The 3 Biggest Assumptions Made in Technical Analysis

By mercurial9 | mercurial9 | 5 Sep 2020

Technical analysis is probably the oldest method built to conquer the market. Early literature indicates that its origins can be traced back to the articles published between 1900 and 1902 by Charles H. Dow in the Wall Street Journal, and its basic principles became popular following contributions by Hamilton (1922) and Rhea (1932). However, others argue that this honour should be attributed to Munehisa Homma (1724-1803), a Japanese rice merchant! He explores the psychology of commerce in his book "The Three Monkey Record of Wealth!" Since then, many traders now take their purchasing and selling decisions based on technical analysis.

3 Assumptions of Technical Analysis

Technical analysts base their choices on three critical sources of information: changes in price, volume and movements of markets. These historical data series are analyzed to get an educated view of future market moves and future expectations.

The market discounts everything

Nothing known which could affect a market fundamentally, strategically and socially has already been factored into the price. A critique of technical analysis is that it just takes account of market change and ignoring any problems or developments regarding the cryptocurrency. Technical analysis assumes, however, that in every given time, the price of a cryptocurrency reflects all that has or may have an effect on the cryptocurrency. Traders and analysts believe the fundamentals, along with broader economic and market psychology factors, are priced into the cryptocurrency price. Therefore, this leaves the study of price movements which is determined by the supply and demand of the cryptocurrency in the market.

Price moves in trends

Price moves follow trends which are assumed in technical analysis. Although markets tend to move sideways in general, there is no denying market trending ability. This means that the future price change is more likely to be in the same direction as the trend, after a trend has been formed, than against it. Most technical analysis trading strategies are based on this assumption. "The trend is your friend" is a well-know trading proverb that underlies this tenet.
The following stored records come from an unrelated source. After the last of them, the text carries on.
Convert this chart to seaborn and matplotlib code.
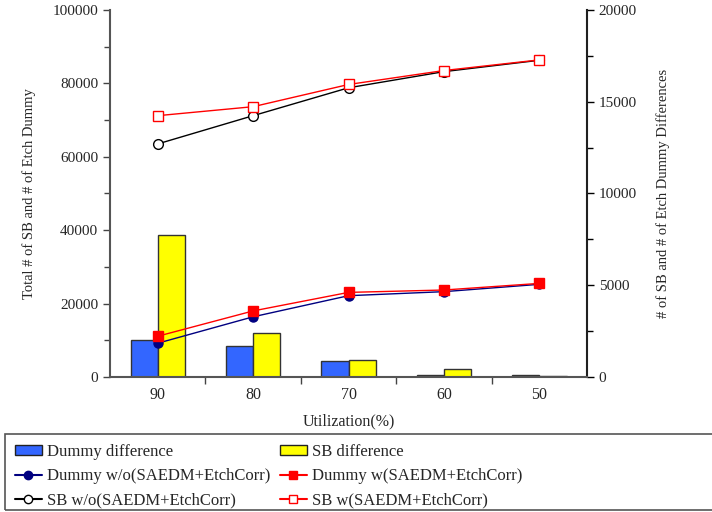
import pandas as pd
import numpy as np
import matplotlib
matplotlib.use("Agg")
import matplotlib.pyplot as plt
from matplotlib.ticker import MultipleLocator, FixedLocator
from matplotlib.lines import Line2D
from matplotlib.patches import Patch, Rectangle
import seaborn as sns

# values
util_labels = ["90", "80", "70", "60", "50"]

dummy_wo = [9200, 16400, 22150, 23250, 25250]
dummy_w = [11100, 18000, 23050, 23700, 25500]
sb_wo = [63500, 71200, 78800, 83200, 86300]
sb_w = [71200, 73650, 79700, 83500, 86400]

dummy_diff = [2000, 1690, 890, 90, 90]
sb_diff = [7740, 2400, 940, 420, 30]

sns.set_theme(style="white")
plt.rcParams["font.family"] = ["Liberation Serif", "DejaVu Serif"]

fig = plt.figure(figsize=(7.12, 5.12), dpi=100)
ax = fig.add_axes([0.1545, 0.2637, 0.67, 0.7168])
ax2 = ax.twinx()

# bars (differences) on the right axis
bars = pd.DataFrame({
    "util": util_labels * 2,
    "value": dummy_diff + sb_diff,
    "series": ["Dummy difference"] * 5 + ["SB difference"] * 5,
})
sns.barplot(data=bars, x="util", y="value", hue="series", order=util_labels,
            palette=["#3366FF", "#FFFF00"], saturation=1, width=0.57,
            edgecolor="#333333", linewidth=1.0, legend=False, ax=ax2)

# lines (totals) on the left axis
line_specs = [
    (dummy_wo, "#000080", "o", "#000080", 6.5),
    (dummy_w, "#FF0000", "s", "#FF0000", 7),
    (sb_wo, "#000000", "o", "white", 7),
    (sb_w, "#FF0000", "s", "white", 7),
]
for vals, col, mk, mfc, ms in line_specs:
    df = pd.DataFrame({"util": util_labels, "value": vals})
    sns.lineplot(data=df, x="util", y="value", color=col, marker=mk,
                 markerfacecolor=mfc, markeredgecolor=col, markersize=ms,
                 markeredgewidth=1.0, linewidth=1.0, sort=False, ax=ax)

ax.set_zorder(ax2.get_zorder() + 1)
ax.patch.set_visible(False)

ax.set_xlim(-0.5, 4.5)
ax.set_ylim(0, 100000)
ax2.set_ylim(0, 20000)

ax.set_xticks(range(5))
ax.set_xticklabels(util_labels)
ax.xaxis.set_minor_locator(FixedLocator([0.5, 1.5, 2.5, 3.5]))
ax.yaxis.set_major_locator(MultipleLocator(20000))
ax.yaxis.set_minor_locator(MultipleLocator(10000))
ax2.yaxis.set_major_locator(MultipleLocator(5000))
ax2.yaxis.set_minor_locator(MultipleLocator(2500))

ax.tick_params(axis="x", which="major", length=0, pad=7, labelsize=11.5)
ax.tick_params(axis="x", which="minor", direction="out", length=5, width=1, color="#444444", bottom=True)
ax.tick_params(axis="y", which="major", direction="out", length=5, width=1, color="#444444", labelsize=11, left=True)
ax.tick_params(axis="y", which="minor", direction="out", length=4, width=1, color="#444444", left=True)
ax2.tick_params(axis="y", which="major", direction="out", length=5, width=1, color="black", labelsize=11, right=True)
ax2.tick_params(axis="y", which="minor", direction="out", length=4, width=1, color="black", right=True)

for a in (ax, ax2):
    a.spines["top"].set_visible(False)
    a.grid(False)
ax.spines["left"].set_color("#555555")
ax.spines["bottom"].set_color("#555555")
ax2.spines["right"].set_color("black")
for s in ("left", "bottom"):
    ax.spines[s].set_linewidth(1.5)
ax2.spines["right"].set_linewidth(1.5)
ax2.spines["left"].set_visible(False)
ax2.spines["bottom"].set_visible(False)

ax.set_xlabel("Utilization(%)", fontsize=11.5, labelpad=8)
ax.set_ylabel("Total # of SB and # of Etch Dummy", fontsize=10.5, labelpad=12)
ax2.set_ylabel("# of SB and # of Etch Dummy Differences", fontsize=10.5, labelpad=14)
ax2.set_xlabel("")

handles = [
    Patch(facecolor="#3366FF", edgecolor="#222222"),
    Line2D([], [], color="#000080", marker="o", markerfacecolor="#000080", markersize=6),
    Line2D([], [], color="#000000", marker="o", markerfacecolor="white", markersize=6),
    Patch(facecolor="#FFFF00", edgecolor="#222222"),
    Line2D([], [], color="#FF0000", marker="s", markerfacecolor="#FF0000", markersize=6),
    Line2D([], [], color="#FF0000", marker="s", markerfacecolor="white", markersize=6),
]
labels = ["Dummy difference", "Dummy w/o(SAEDM+EtchCorr)", "SB w/o(SAEDM+EtchCorr)",
          "SB difference", "Dummy w(SAEDM+EtchCorr)", "SB w(SAEDM+EtchCorr)"]
leg = fig.legend(handles, labels, ncol=2, loc="upper left",
                 bbox_to_anchor=(0.021, 0.133), frameon=False,
                 fontsize=12, borderaxespad=0, borderpad=0,
                 handlelength=1.6, handleheight=0.6, handletextpad=0.35,
                 labelspacing=0.5, columnspacing=0.55)

# legend box running off the right edge, as in the reference
box = Rectangle((5 / 712, 2 / 512), 1.0, (512 - 434 - 2) / 512,
                transform=fig.transFigure, fill=False,
                edgecolor="#555555", linewidth=1.2)
fig.patches.append(box)

fig.savefig("out.png", dpi=100)
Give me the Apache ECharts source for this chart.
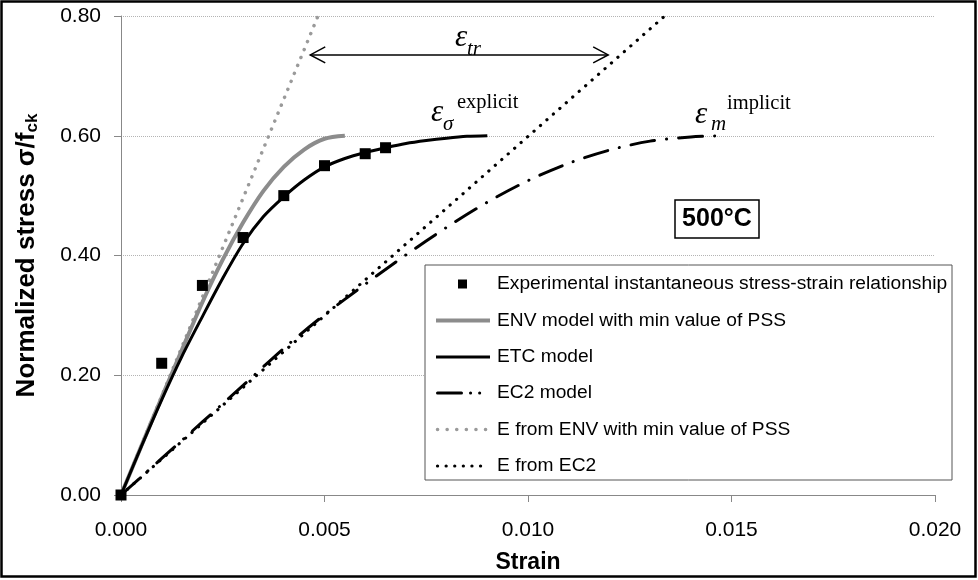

History tends to repeat itself

In technical analysis, another significant concept is that history appears to repeat itself, primarily in terms of price change. Market behaviour, stability and persistence are based on the assumption that consumer psychology and human emotions (such as greed and fear) are reasonably constant; in other words, market participants appear to have a consistent response over time to similar market stimuli. Technical analysis uses patterns of charts to examine market dynamics and to explain trends. While many of these charts have been used for more than 100 years, they are still considered to be vital as they show trends that often repeat themselves in price moves.